Le 12, la nomination auprès de Michel Rocard, nouveau Premier ministre, d'Olivier Stirn comme ministre délégué chargé des D.O.M.-T.O.M. est accueillie, de la part du R.P.C.R., par des réactions mitigées mais le F.L.N.K.S. y voit « un geste d'ouverture ». Michel Rocard déclare, le 13, qu'il faut « reprendre les contacts, s'écouter, se respecter ».

Le 15, une mission de conciliation est chargée de « rétablir le dialogue » sur le territoire. Sous la coordination du préfet Christian Blanc, elle regroupe six personnes, dont trois représentants de l'Église catholique, de la Fédération protestante, et du Grand Orient de France.

Le 19, Jean-Pierre Chevènement, nouveau ministre de la Défense, « rappelle que les militaires ont agi sur la réquisition de l'autorité civile » et refuse de « faire porter le chapeau » à l'armée des conséquences de l'assaut d'Ouvéa.

Le 21, la publication partielle par Le Monde d'un rapport du capitaine Philippe Legorjus, chef du G.I.G.N., met en cause Bernard Pons et le général Jacques Vidal, qui ont envisagé les « solutions les plus inquiétantes » (dont l'épandage de napalm).

Le 22, Michel Rocard promet que le gouvernement fera « toute la lumière », tandis que de nouveaux témoignages assurent que trois Canaques ont été exécutés après s'être rendus.

Le 24, la mission du dialogue reçoit, à Nouméa, Jacques Lafleur, mais elle ne peut s'entretenir avec une délégation du F.L.N.K.S. en raison de la mort, la nuit précédente, d'un Mélanésien tué par un militaire.
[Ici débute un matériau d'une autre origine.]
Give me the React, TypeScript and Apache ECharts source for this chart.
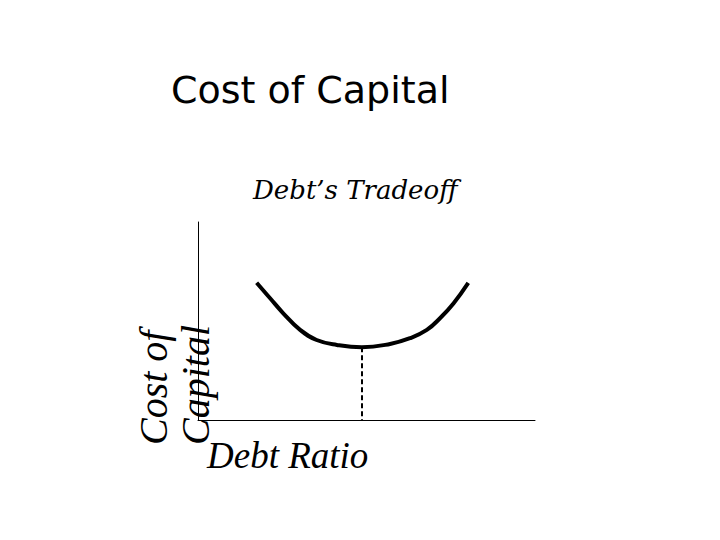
import React, { useEffect, useRef } from 'react';
import * as echarts from 'echarts';

// Curve (x: debt ratio 0-100, y: cost of capital 0-100)
const debtRatio = [17.4, 21.4, 25.3, 30.3, 35.2, 41.2, 48.6, 57.0, 62.9, 67.9, 71.8, 75.8, 80.2];
const costOfCapital = [69.3, 61.5, 53.9, 45.5, 40.4, 37.9, 36.7, 38.4, 41.3, 45.5, 51.4, 58.9, 69.3];

// optimum (minimum cost of capital)
const optimumRatio = 48.6;
const optimumCost = 36.7;

const titleText = 'Cost of Capital';
const subtitleText = 'Debt\u2019s Tradeoff';
const xName = 'Debt Ratio';
const yName = 'Cost of\nCapital';

const App: React.FC = () => {
  const chartRef = useRef<HTMLDivElement>(null);

  useEffect(() => {
    if (!chartRef.current) return;
    const chart = echarts.init(chartRef.current, undefined, { renderer: 'svg' });

    const option: echarts.EChartsOption = {
      animation: false,
      backgroundColor: '#fff',
      title: [
        {
          text: titleText,
          left: 171,
          top: 71,
          padding: 0,
          textStyle: { fontFamily: 'DejaVu Sans', fontSize: 38, fontWeight: 'normal', color: '#000' },
        },
        {
          text: subtitleText,
          left: 253,
          top: 177,
          padding: 0,
          textStyle: {
            fontFamily: 'DejaVu Serif',
            fontStyle: 'italic',
            fontSize: 26,
            fontWeight: 'normal',
            color: '#000',
          },
        },
      ],
      grid: { left: 198, top: 222, width: 337, height: 198, containLabel: false },
      xAxis: {
        type: 'value',
        min: 0,
        max: 100,
        name: xName,
        nameLocation: 'start',
        nameGap: -9,
        nameTextStyle: {
          fontFamily: 'Liberation Serif',
          fontStyle: 'italic',
          fontSize: 37,
          color: '#000',
          align: 'left',
          verticalAlign: 'top',
          lineHeight: 70,
        },
        axisLine: { show: true, lineStyle: { color: '#000', width: 1 } },
        axisTick: { show: false },
        axisLabel: { show: false },
        splitLine: { show: false },
      },
      yAxis: {
        type: 'value',
        min: 0,
        max: 100,
        axisLine: { show: true, lineStyle: { color: '#000', width: 1 } },
        axisTick: { show: false },
        axisLabel: { show: false },
        splitLine: { show: false },
      },
      graphic: [
        {
          type: 'text',
          x: 174,
          y: 445,
          rotation: Math.PI / 2,
          style: {
            text: yName,
            fontFamily: 'Liberation Serif',
            fontStyle: 'italic',
            fontSize: 40,
            lineHeight: 42,
            align: 'left',
            verticalAlign: 'middle',
            fill: '#000',
          },
        },
      ],
      series: [
        {
          type: 'line',
          data: debtRatio.map((x, i) => [x, costOfCapital[i]]),
          smooth: 0.45,
          showSymbol: false,
          lineStyle: { color: '#000', width: 4 },
          markLine: {
            silent: true,
            symbol: 'none',
            label: { show: false },
            lineStyle: { color: '#000', width: 2, type: [5, 3] },
            data: [[{ coord: [optimumRatio, optimumCost] }, { coord: [optimumRatio, 0] }]],
          },
        },
      ],
    };

    chart.setOption(option);

    return () => {
      chart.dispose();
    };
  }, []);

  return <div ref={chartRef} style={{ position: 'fixed', left: 0, top: 0, width: 720, height: 540 }} />;
};

export default App;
Le même jour, à Paris, Bernard Pons déclare que la « responsabilité politique » de l'opération est « collective » et demande la publication intégrale du rapport Legorjus.

Le 25, Le Monde publie la totalité du document, tandis que Jacques Chirac affirme qu'il « assume les faits et en revendique la responsabilité ».

Le 30, Jean-Pierre Chevènement reconnaît que « des actes contraire à l'honneur militaire et des négligences ont été commis » lors de l'assaut de la grotte. Il suspend de son commandement le responsable de l'évacuation sanitaire, qui n'aurait pas donné les soins appropriés à Alphonse Dianou. Le soir même, le ministère de la Justice annonce l'ouverture d'une information judiciaire sur les trois morts contestées. François Mitterrand fait savoir, le 31, qu'il « tient » à ce que « toute la vérité » soit faite sur l'affaire.